QR Code Generator

Generate customizable QR codes for text, URLs, contact information, and more. Create professional QR codes with advanced error correction and customization options for business cards, marketing materials, and digital sharing.

QR Code Technology and Mathematics

Quick Response (QR) codes are two-dimensional matrix barcodes that encode data using mathematical algorithms and error correction mechanisms. Developed by Denso Wave in 1994, QR codes utilize advanced algebraic coding theory to ensure reliable data transmission even when partially damaged or obscured.

Technical Specifications:

• Maximum data capacity: 7,089 numeric characters
• Matrix sizes: 21×21 to 177×177 modules
• Version levels: 1-40 with increasing capacity
• Position detection patterns: Three corner squares
• Timing patterns: Alternating modules for alignment

Error Correction Mathematics

QR codes implement Reed-Solomon error correction, a powerful algebraic coding technique that enables data recovery even when portions of the code are damaged:

Error Correction Levels:

• Level L (Low): ~7% of data can be restored
• Level M (Medium): ~15% of data can be restored
• Level Q (Quartile): ~25% of data can be restored
• Level H (High): ~30% of data can be restored

The Reed-Solomon algorithm uses polynomial arithmetic over finite fields (Galois fields) to generate redundant data that enables error detection and correction.

Data Encoding Mechanisms

QR codes support multiple encoding modes optimized for different data types:

Encoding Modes:

• Numeric: Efficient encoding for digits (0-9)
• Alphanumeric: Letters, digits, and symbols
• Byte: Binary data using ISO-8859-1 encoding
• Kanji: Japanese characters using Shift JIS
• ECI: Extended Channel Interpretation for character sets

Mode indicators and character count indicators precede the actual data to inform decoders about the encoding method and data length.

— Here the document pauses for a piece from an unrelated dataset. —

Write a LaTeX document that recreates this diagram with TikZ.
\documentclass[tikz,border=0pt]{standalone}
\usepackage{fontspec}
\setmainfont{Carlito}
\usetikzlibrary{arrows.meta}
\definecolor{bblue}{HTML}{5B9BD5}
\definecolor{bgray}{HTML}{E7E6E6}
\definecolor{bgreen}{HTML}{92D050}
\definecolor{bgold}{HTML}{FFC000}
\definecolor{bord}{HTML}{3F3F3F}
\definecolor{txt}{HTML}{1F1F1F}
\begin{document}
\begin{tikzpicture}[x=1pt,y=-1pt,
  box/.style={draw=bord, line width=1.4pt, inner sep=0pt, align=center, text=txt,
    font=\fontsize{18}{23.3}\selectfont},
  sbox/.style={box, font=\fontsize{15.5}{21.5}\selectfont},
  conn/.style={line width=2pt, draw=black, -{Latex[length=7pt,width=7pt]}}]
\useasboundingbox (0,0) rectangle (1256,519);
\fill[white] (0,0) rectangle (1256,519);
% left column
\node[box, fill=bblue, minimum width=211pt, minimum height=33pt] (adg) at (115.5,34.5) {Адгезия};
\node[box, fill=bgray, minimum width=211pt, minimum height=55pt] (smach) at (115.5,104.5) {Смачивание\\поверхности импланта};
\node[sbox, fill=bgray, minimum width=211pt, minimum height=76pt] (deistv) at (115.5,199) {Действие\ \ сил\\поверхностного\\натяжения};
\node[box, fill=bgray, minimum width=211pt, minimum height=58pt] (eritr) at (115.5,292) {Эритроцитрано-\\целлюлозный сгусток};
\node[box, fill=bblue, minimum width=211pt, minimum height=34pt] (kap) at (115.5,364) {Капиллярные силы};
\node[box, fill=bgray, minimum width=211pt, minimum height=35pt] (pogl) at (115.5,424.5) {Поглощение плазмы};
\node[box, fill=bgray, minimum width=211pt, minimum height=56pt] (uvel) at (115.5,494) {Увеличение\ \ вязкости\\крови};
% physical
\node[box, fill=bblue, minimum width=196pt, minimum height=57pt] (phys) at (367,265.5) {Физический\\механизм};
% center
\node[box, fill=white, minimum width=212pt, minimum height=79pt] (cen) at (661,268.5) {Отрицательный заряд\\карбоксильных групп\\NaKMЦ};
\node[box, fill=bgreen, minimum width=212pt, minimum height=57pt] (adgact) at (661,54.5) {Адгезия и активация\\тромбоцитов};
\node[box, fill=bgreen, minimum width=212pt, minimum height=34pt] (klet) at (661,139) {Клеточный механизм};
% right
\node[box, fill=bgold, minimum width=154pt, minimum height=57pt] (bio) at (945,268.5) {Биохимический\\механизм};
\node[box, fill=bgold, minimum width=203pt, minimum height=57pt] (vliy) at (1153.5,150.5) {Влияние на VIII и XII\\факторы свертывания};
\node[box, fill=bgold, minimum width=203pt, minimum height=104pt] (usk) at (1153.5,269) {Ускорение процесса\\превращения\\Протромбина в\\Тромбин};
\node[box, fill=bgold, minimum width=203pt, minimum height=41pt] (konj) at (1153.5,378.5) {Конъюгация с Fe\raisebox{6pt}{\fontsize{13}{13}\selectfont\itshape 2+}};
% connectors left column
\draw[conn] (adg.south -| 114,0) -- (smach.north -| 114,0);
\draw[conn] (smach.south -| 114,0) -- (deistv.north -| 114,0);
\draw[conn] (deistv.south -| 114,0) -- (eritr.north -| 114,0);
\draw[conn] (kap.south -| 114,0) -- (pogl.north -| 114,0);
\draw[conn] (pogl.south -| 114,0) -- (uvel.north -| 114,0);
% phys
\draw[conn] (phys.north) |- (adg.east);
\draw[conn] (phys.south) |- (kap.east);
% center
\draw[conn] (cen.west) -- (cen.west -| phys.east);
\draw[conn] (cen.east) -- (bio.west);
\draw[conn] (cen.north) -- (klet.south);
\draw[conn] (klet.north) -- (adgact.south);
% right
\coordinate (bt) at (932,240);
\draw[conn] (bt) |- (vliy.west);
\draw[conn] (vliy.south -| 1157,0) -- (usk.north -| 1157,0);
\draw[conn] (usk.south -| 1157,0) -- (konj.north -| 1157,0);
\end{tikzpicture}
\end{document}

Matrix Structure and Positioning

The QR code matrix follows a precise geometric layout that enables rapid detection and orientation:

Finder Patterns: Three 7×7 squares in corners for position detection
Separators: White borders around finder patterns
Timing Patterns: Alternating black/white modules for coordinate determination
Alignment Patterns: Smaller squares for geometric correction
Dark Module: Always-black module for mask pattern identification

This structured approach enables 360-degree scanning and automatic orientation correction.

Mask Pattern Optimization

QR codes apply mask patterns to optimize scanning reliability by preventing problematic visual patterns:

Mask Evaluation Criteria:

• Minimize consecutive same-color modules
• Avoid large rectangular blocks
• Prevent false finder patterns
• Balance dark/light module ratio

Eight different mask patterns are evaluated, and the pattern producing the most balanced result is selected automatically.

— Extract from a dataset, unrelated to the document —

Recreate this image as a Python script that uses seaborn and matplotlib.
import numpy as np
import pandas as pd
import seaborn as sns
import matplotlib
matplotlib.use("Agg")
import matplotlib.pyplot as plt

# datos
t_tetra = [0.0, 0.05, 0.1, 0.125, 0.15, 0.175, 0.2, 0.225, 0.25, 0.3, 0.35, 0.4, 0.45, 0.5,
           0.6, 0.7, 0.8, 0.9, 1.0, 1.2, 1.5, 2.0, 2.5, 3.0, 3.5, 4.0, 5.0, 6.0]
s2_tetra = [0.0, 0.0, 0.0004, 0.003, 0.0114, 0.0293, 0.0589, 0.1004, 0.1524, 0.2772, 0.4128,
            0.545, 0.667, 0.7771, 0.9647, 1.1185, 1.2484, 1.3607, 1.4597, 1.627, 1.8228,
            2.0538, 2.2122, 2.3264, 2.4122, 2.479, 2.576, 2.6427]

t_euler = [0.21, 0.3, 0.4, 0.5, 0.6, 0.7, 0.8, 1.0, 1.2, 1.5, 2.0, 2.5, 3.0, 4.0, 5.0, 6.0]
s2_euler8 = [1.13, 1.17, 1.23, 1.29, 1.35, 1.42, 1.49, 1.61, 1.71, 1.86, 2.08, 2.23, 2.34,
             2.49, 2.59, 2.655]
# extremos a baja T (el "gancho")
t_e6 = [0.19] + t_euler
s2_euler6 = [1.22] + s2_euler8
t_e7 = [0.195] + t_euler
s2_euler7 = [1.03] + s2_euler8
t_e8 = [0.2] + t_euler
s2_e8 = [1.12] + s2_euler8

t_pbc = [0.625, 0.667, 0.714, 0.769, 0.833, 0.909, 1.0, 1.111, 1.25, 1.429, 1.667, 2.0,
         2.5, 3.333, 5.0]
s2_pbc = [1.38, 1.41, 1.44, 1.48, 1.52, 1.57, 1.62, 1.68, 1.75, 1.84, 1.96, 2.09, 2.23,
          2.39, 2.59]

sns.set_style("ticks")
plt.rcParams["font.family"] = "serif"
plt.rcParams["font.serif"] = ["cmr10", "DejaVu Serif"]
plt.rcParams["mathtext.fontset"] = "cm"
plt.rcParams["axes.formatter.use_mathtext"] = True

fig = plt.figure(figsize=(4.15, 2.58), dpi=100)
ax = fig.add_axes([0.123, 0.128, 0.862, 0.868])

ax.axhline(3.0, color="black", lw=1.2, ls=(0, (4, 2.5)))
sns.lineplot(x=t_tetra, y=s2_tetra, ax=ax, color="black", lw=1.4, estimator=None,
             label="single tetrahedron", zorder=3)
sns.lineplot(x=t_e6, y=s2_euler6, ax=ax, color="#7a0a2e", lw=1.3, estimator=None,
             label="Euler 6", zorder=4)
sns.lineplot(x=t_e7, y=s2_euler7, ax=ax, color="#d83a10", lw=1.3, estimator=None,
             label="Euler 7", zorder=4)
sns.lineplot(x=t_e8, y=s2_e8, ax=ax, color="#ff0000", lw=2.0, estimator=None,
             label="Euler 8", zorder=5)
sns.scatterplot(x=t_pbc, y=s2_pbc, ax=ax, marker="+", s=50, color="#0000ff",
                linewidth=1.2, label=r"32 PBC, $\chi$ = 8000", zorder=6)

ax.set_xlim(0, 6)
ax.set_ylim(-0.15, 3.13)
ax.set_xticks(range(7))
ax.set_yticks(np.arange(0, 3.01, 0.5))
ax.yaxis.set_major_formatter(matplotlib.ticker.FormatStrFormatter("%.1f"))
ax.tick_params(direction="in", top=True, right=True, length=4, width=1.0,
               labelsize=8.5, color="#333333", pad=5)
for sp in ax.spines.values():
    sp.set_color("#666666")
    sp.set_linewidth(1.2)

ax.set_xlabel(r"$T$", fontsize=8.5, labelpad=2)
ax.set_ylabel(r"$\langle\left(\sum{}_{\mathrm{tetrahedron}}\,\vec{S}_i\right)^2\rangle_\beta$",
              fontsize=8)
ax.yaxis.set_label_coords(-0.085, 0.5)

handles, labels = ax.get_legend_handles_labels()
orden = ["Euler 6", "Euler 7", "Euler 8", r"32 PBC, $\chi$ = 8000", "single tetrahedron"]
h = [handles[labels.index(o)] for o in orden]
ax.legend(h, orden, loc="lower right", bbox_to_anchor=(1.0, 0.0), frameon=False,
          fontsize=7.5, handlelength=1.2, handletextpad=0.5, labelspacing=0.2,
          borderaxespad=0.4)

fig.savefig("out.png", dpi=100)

Digital Applications and Standards

QR codes have evolved into a versatile digital communication standard with diverse applications:

Common Use Cases:

• URL encoding for web navigation
• Contact information (vCard format)
• WiFi credentials and network settings
• Payment systems and digital transactions
• Event tickets and authentication tokens
• Product tracking and inventory management

The ISO/IEC 18004 standard defines QR code specifications, ensuring universal compatibility across different systems and devices.

Security Considerations

While QR codes provide convenient data transfer, security considerations are important for safe usage:

URL Verification: Always verify destination URLs before visiting
Source Authentication: Scan codes only from trusted sources
Data Validation: Be cautious with automated actions triggered by QR codes
Privacy Protection: Avoid encoding sensitive personal information

QR codes themselves do not provide encryption or authentication; these security features must be implemented at the application level.